_Problem statement_. Would you copy the records below, exactly and only from their first line through the line containing "zorder=z, xaxis=ax[0], yaxis=ax[1]))", without any pictures?

_Excerpted records_.
····················

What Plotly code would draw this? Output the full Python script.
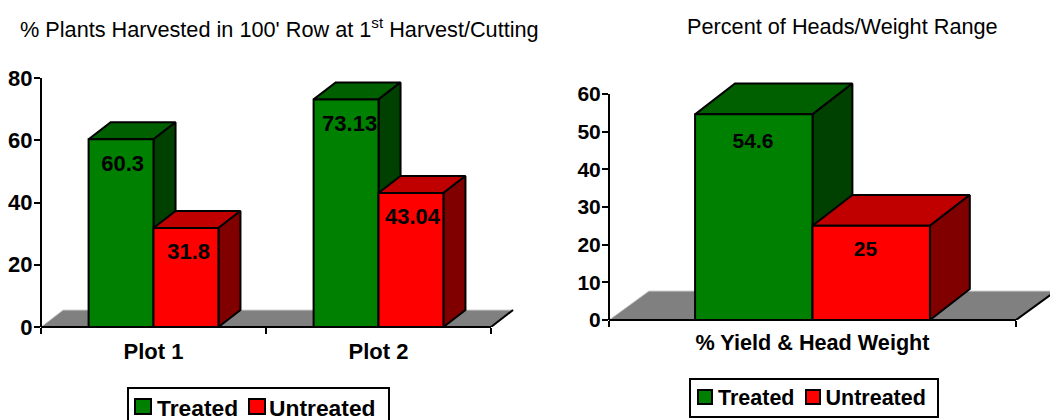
import plotly.graph_objects as go

# ---------- data ----------
left_categories = ["Plot 1", "Plot 2"]
left_treated = [60.3, 73.13]
left_untreated = [31.8, 43.04]
right_categories = ["% Yield & Head Weight"]
right_treated = [54.6]
right_untreated = [25]
left_ticks = [0, 20, 40, 60, 80]
right_ticks = [0, 10, 20, 30, 40, 50, 60]
series_names = ["Treated", "Untreated"]
left_title = "% Plants Harvested in 100' Row at 1<sup>st</sup> Harvest/Cutting"
right_title = "Percent of Heads/Weight Range"

# ---------- style ----------
W, H = 1050, 420
FONT = "Liberation Sans, Arial, sans-serif"
GREEN = ("#008000", "#006000", "#004000")
RED = ("#ff0000", "#c00000", "#800000")
EDGE = dict(color="black", width=2)
BAR_W = 0.2885
FLOOR = "#808080"

fig = go.Figure()


def poly(rects):
    xs, ys = [], []
    for r in rects:
        xs += [p[0] for p in r] + [r[0][0], None]
        ys += [p[1] for p in r] + [r[0][1], None]
    return xs, ys


def add_area(xs, ys, color, z, ax):
    fig.add_trace(go.Scatter(x=xs, y=ys, mode="lines", fill="toself", fillcolor=color,
                             line=EDGE, hoverinfo="skip", showlegend=False,
                             zorder=z, xaxis=ax[0], yaxis=ax[1]))


def chart(n, treated, untreated, dx, dy, floor_dy, label_dy, label_dx, ax, size):
    xpos = list(range(n))
    fx = [-0.5, -0.5 + dx, n - 0.5 + dx, n - 0.5, -0.5]
    fy = [0, floor_dy, floor_dy, 0, 0]
    fig.add_trace(go.Scatter(x=fx, y=fy, mode="lines", fill="toself", fillcolor=FLOOR,
                             line=dict(color="#d0d0d0", width=1),
                             hoverinfo="skip", showlegend=False, zorder=0, xaxis=ax[0], yaxis=ax[1]))
    fig.add_trace(go.Scatter(x=[n - 0.5, n - 0.5 + dx], y=[0, floor_dy], mode="lines",
                             line=dict(color="black", width=2),
                             hoverinfo="skip", showlegend=False, zorder=0, xaxis=ax[0], yaxis=ax[1]))
    for s, (vals, cols, off) in enumerate(((treated, GREEN, -BAR_W), (untreated, RED, 0))):
        z = 1 + s * 2
        tops, sides = [], []
        for x, v in zip(xpos, vals):
            a = x + off
            b = a + BAR_W
            tops.append([(a, v), (a + dx, v + dy), (b + dx, v + dy), (b, v)])
            sides.append([(b, 0), (b + dx, dy), (b + dx, v + dy), (b, v)])
        add_area(*poly(tops), cols[1], z, ax)
        add_area(*poly(sides), cols[2], z, ax)
        fig.add_trace(go.Bar(x=xpos, y=vals, width=BAR_W, offset=off, marker_color=cols[0],
                             marker_line=EDGE, hoverinfo="skip", showlegend=False,
                             zorder=z + 1, xaxis=ax[0], yaxis=ax[1]))
    for s, (vals, off) in enumerate(((treated, -BAR_W / 2), (untreated, BAR_W / 2))):
        fig.add_trace(go.Scatter(
            x=[x + off + d for x, d in zip(xpos, label_dx[s])],
            y=[v - label_dy[s] for v in vals], mode="text", text=[str(v) for v in vals],
            textposition="middle center",
            textfont=dict(family=FONT, size=size, color="black", weight="bold"),
            hoverinfo="skip", showlegend=False, zorder=6,
            xaxis=ax[0], yaxis=ax[1]))


# marks live on hidden axes x,y / x2,y2 whose scale equals the visible axes x3,y3 / x4,y4
chart(2, left_treated, left_untreated, 0.098, 5.46, 5.46, [8.4, 8.2],
      [[0.007, 0.016], [0.012, 0.007]], ("x", "y"), 22)
chart(1, right_treated, right_untreated, 0.098, 8.2, 7.7, [7.6, 6.7],
      [[-0.002], [-0.014]], ("x2", "y2"), 21)

# legend entries (text) and visible-axis anchors
for lg, ax, ax2 in (("legend", ("x", "y"), ("x3", "y3")), ("legend2", ("x2", "y2"), ("x4", "y4"))):
    for name, cols in zip(series_names, (GREEN, RED)):
        fig.add_trace(go.Scatter(x=[None], y=[None], mode="markers", name=name,
                                 marker=dict(symbol="square", size=1, color="rgba(0,0,0,0)"),
                                 legend=lg, xaxis=ax[0], yaxis=ax[1], hoverinfo="skip"))
    fig.add_trace(go.Scatter(x=[0], y=[0], mode="markers", marker=dict(opacity=0, size=1),
                             hoverinfo="skip", showlegend=False, xaxis=ax2[0], yaxis=ax2[1]))


def xaxis(x0, x1, n, labels, anchor, size, standoff):
    return dict(domain=[x0 / W, x1 / W], range=[-0.5, n - 0.5], anchor=anchor, showgrid=False, zeroline=False,
                showline=False,
                tickmode="array", tickvals=list(range(n)), ticktext=labels, ticks="", ticklabelstandoff=standoff,
                tickfont=dict(family=FONT, size=size, color="black", weight="bold"),
                minor=dict(tickmode="array", tickvals=[i - 0.5 for i in range(n + 1)], ticks="outside",
                           ticklen=6, tickwidth=2, tickcolor="black", showgrid=False))


def yaxis(y0, y1, ymax, vals, anchor, size):
    return dict(domain=[1 - y0 / H, 1 - y1 / H], range=[0, ymax], anchor=anchor, showgrid=False, zeroline=False,
                showline=False, tickmode="array", tickvals=vals,
                ticks="outside", ticklen=6, tickwidth=2, tickcolor="black", ticklabelstandoff=-3,
                tickfont=dict(family=FONT, size=size, color="black", weight="bold"))


def hidden_x(x0, x1, xend, n, anchor):
    scale = (x1 - x0) / n
    return dict(domain=[x0 / W, xend / W], range=[-0.5, -0.5 + (xend - x0) / scale], anchor=anchor, visible=False)


def hidden_y(y0, y1, ytop, ymax, anchor):
    scale = (y0 - y1) / ymax
    return dict(domain=[1 - y0 / H, 1 - ytop / H], range=[0, (y0 - ytop) / scale], anchor=anchor, visible=False)


def legend(x, y, size):
    return dict(x=x / W, y=1 - y / H, xanchor="left", yanchor="top", orientation="h",
                borderwidth=0, bgcolor="rgba(0,0,0,0)", indentation=-14,
                font=dict(family=FONT, size=size, color="black", weight="bold"),
                traceorder="normal", itemclick=False, itemdoubleclick=False)


def title(text, cx, cy):
    return dict(text=text, x=cx / W, y=1 - cy / H, xref="paper", yref="paper", showarrow=False,
                xanchor="center", yanchor="middle", font=dict(family=FONT, size=21.7, color="black"))


def axis_lines(x0, x1, y0, y1):
    base = dict(type="line", xref="paper", yref="paper", line=dict(color="black", width=2), layer="above")
    return [dict(base, x0=x0 / W, x1=x0 / W, y0=1 - y0 / H, y1=1 - y1 / H),
            dict(base, x0=x0 / W, x1=x1 / W, y0=1 - y0 / H, y1=1 - y0 / H)]


def box(x0, y0, x1, y1, fill="rgba(0,0,0,0)"):
    return dict(type="rect", xref="paper", yref="paper", x0=x0 / W, x1=x1 / W, y0=1 - y0 / H, y1=1 - y1 / H,
                line=dict(color="black", width=2), fillcolor=fill, layer="above")


fig.update_layout(
    width=W, height=H, autosize=False, paper_bgcolor="white", plot_bgcolor="rgba(0,0,0,0)",
    margin=dict(l=0, r=0, t=0, b=0, autoexpand=False), barmode="overlay",
    xaxis=hidden_x(41, 491, 530, 2, "y"),
    yaxis=hidden_y(327, 78, 60, 80, "x"),
    xaxis2=hidden_x(609, 1016, 1050, 1, "y2"),
    yaxis2=hidden_y(320, 94, 70, 60, "x2"),
    xaxis3=xaxis(41, 491, 2, left_categories, "y3", 22, 9),
    yaxis3=yaxis(327, 78, 80, left_ticks, "x3", 22),
    xaxis4=xaxis(609, 1016, 1, right_categories, "y4", 21.65, 7),
    yaxis4=yaxis(320, 94, 60, right_ticks, "x4", 21),
    legend=legend(131, 385.5, 22.8), legend2=legend(692, 376, 21.5),
    annotations=[title(left_title, 279, 28), title(right_title, 842, 27)],
    shapes=axis_lines(41, 491, 327, 78) + axis_lines(609, 1016, 320, 94)
    + [box(128, 388, 389, 422), box(690, 379, 938, 417),
       box(135, 399, 151, 414, GREEN[0]), box(249, 399, 265, 414, RED[0]),
       box(698, 390, 712, 404, GREEN[0]), box(806, 390, 820, 404, RED[0])],
)

fig.write_html("out.html", config={"displayModeBar": False},
               post_script="document.body.style.margin='0';document.body.style.overflow='hidden';")
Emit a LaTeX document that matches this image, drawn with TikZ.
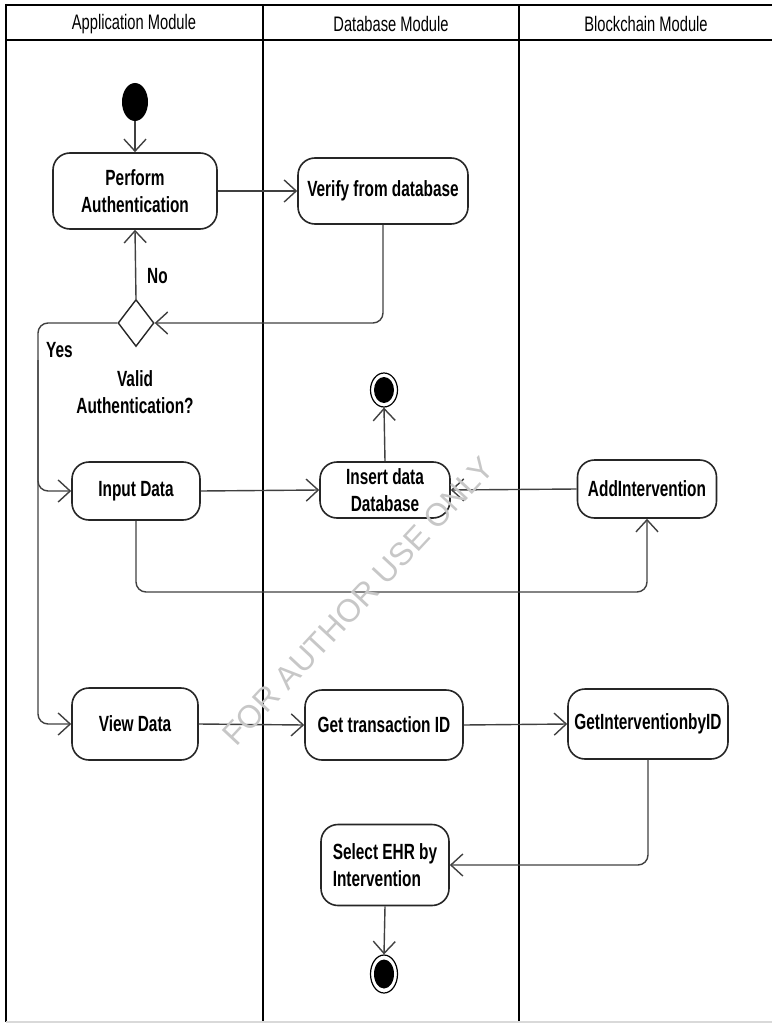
\documentclass[tikz,border=0pt]{standalone}
\usepackage{fontspec}
\setmainfont{Liberation Sans}[FakeStretch=0.7]
\newfontfamily\wmfont{Liberation Sans}
\usetikzlibrary{arrows.meta,shapes.geometric}
\begin{document}
\begin{tikzpicture}[x=1pt,y=-1pt,
  lane/.style={line width=2.4pt, black},
  act/.style={draw=black!85, line width=1.6pt, rounded corners=17pt, fill=white, inner sep=0pt, font=\fontsize{22}{26.5}\selectfont\bfseries, align=center, text=black},
  flow/.style={draw=black!75, line width=1.4pt, -{Straight Barb[length=12pt,width=22pt]}},
  lbl/.style={font=\fontsize{22}{26.5}\selectfont\bfseries, inner sep=0pt, align=center},
  hdr/.style={font=\fontsize{21}{24}\selectfont, inner sep=0pt},
  endring/.style={ellipse, draw=black, line width=1.2pt, fill=white, minimum width=27pt, minimum height=34pt, inner sep=0pt},
  enddot/.style={ellipse, fill=black, minimum width=20pt, minimum height=26pt, inner sep=0pt},
]
\useasboundingbox (0,0) rectangle (772,1024);
% swimlanes
\draw[lane] (6,5) -- (772,5);
\draw[lane] (6,40) -- (772,40);
\draw[lane] (6,4) -- (6,1022);
\draw[lane] (263,5) -- (263,1022);
\draw[lane] (519,5) -- (519,1022);
\draw[black!15, line width=1.5pt] (6,1022) -- (772,1022);
\node[hdr] (h1) at (134,24) {Application Module};
\node[hdr] (h2) at (391,24) {Database Module};
\node[hdr] (h3) at (646,24) {Blockchain Module};

% nodes
\node[ellipse, fill=black, minimum width=26pt, minimum height=38pt, inner sep=0pt] (start) at (135,102) {};
\node[act, minimum width=164pt, minimum height=76pt] (auth) at (135,191) {Perform\\Authentication};
\node[act, minimum width=170pt, minimum height=66pt] (verify) at (383,191) {Verify from database};
\node[diamond, draw=black!85, line width=1.4pt, fill=white, minimum width=36pt, minimum height=47pt, inner sep=0pt] (dec) at (136,323) {};
\node[lbl, anchor=west] (no) at (147,276) {No};
\node[lbl, anchor=west] (yes) at (46,350) {Yes};
\node[lbl] (valid) at (135,392) {Valid\\Authentication?};

\node[endring] (end1) at (384,390) {};
\node[enddot] (end1dot) at (end1) {};

\node[act, minimum width=128pt, minimum height=58pt] (input) at (136,491) {Input Data};
\node[act, minimum width=130pt, minimum height=56pt] (insert) at (385,490) {Insert data\\Database};
\node[act, minimum width=139pt, minimum height=58pt] (addint) at (647,489) {AddIntervention};

\node[act, minimum width=126pt, minimum height=72pt] (view) at (135,724) {View Data};
\node[act, minimum width=158pt, minimum height=70pt] (gettx) at (384,725) {Get transaction ID};
\node[act, minimum width=160pt, minimum height=70pt] (getint) at (648,724) {GetInterventionbyID};

\node[act, minimum width=128pt, minimum height=81pt, align=left] (select) at (385,865) {Select EHR by\\Intervention};

\node[endring, minimum height=38pt] (end2) at (384,974) {};
\node[enddot, minimum height=29pt] (end2dot) at (end2) {};

% helper coordinates
\coordinate (yescol) at (38,323);
\coordinate (yesdown) at (38,360);
\coordinate (bus) at (0,592);

% connectors
\draw[flow] (start) -- (auth.north);
\draw[flow] (auth.east) -- (verify.west);
\draw[flow, rounded corners=10pt] (verify.south) |- (dec.east);
\draw[flow] (dec.north) -- (auth.south);
\draw[flow, rounded corners=10pt] (dec.west) -- (yescol) |- (input.west);
\draw[flow, rounded corners=10pt] (yesdown) |- (view.west);
\draw[flow] (input.east) -- (insert.west);
\draw[flow] (addint.west) -- (insert.east);
\draw[flow] (insert.north) -- (end1.south);
\draw[flow, rounded corners=10pt] (input.south) -- (input.south |- bus) -| (addint.south);
\draw[flow] (view.east) -- (gettx.west);
\draw[flow] (gettx.east) -- (getint.west);
\draw[flow, rounded corners=10pt] (getint.south) |- (select.east);
\draw[flow] (select.south) -- (end2.north);

% watermark
\node[rotate=47, text=black!22, font=\wmfont\fontsize{32}{32}\selectfont, inner sep=0pt] (wm) at (358,601) {FOR AUTHOR USE ONLY};
\end{tikzpicture}
\end{document}
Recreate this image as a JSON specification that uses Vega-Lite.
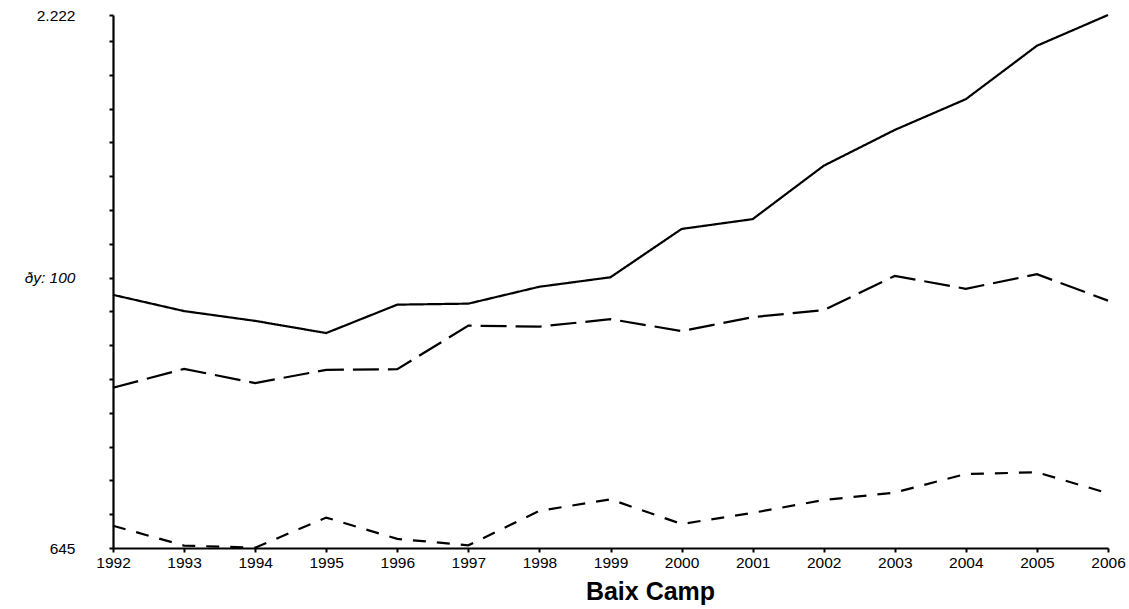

····················

_Exercise answer_.
What Plotly code would draw this? Output the full Python script.
import plotly.graph_objects as go

# ---------- data ----------
left_categories = ["Plot 1", "Plot 2"]
left_treated = [60.3, 73.13]
left_untreated = [31.8, 43.04]
right_categories = ["% Yield & Head Weight"]
right_treated = [54.6]
right_untreated = [25]
left_ticks = [0, 20, 40, 60, 80]
right_ticks = [0, 10, 20, 30, 40, 50, 60]
series_names = ["Treated", "Untreated"]
left_title = "% Plants Harvested in 100' Row at 1<sup>st</sup> Harvest/Cutting"
right_title = "Percent of Heads/Weight Range"

# ---------- style ----------
W, H = 1050, 420
FONT = "Liberation Sans, Arial, sans-serif"
GREEN = ("#008000", "#006000", "#004000")
RED = ("#ff0000", "#c00000", "#800000")
EDGE = dict(color="black", width=2)
BAR_W = 0.2885
FLOOR = "#808080"

fig = go.Figure()


def poly(rects):
    xs, ys = [], []
    for r in rects:
        xs += [p[0] for p in r] + [r[0][0], None]
        ys += [p[1] for p in r] + [r[0][1], None]
    return xs, ys


def add_area(xs, ys, color, z, ax):
    fig.add_trace(go.Scatter(x=xs, y=ys, mode="lines", fill="toself", fillcolor=color,
                             line=EDGE, hoverinfo="skip", showlegend=False,
                             zorder=z, xaxis=ax[0], yaxis=ax[1]))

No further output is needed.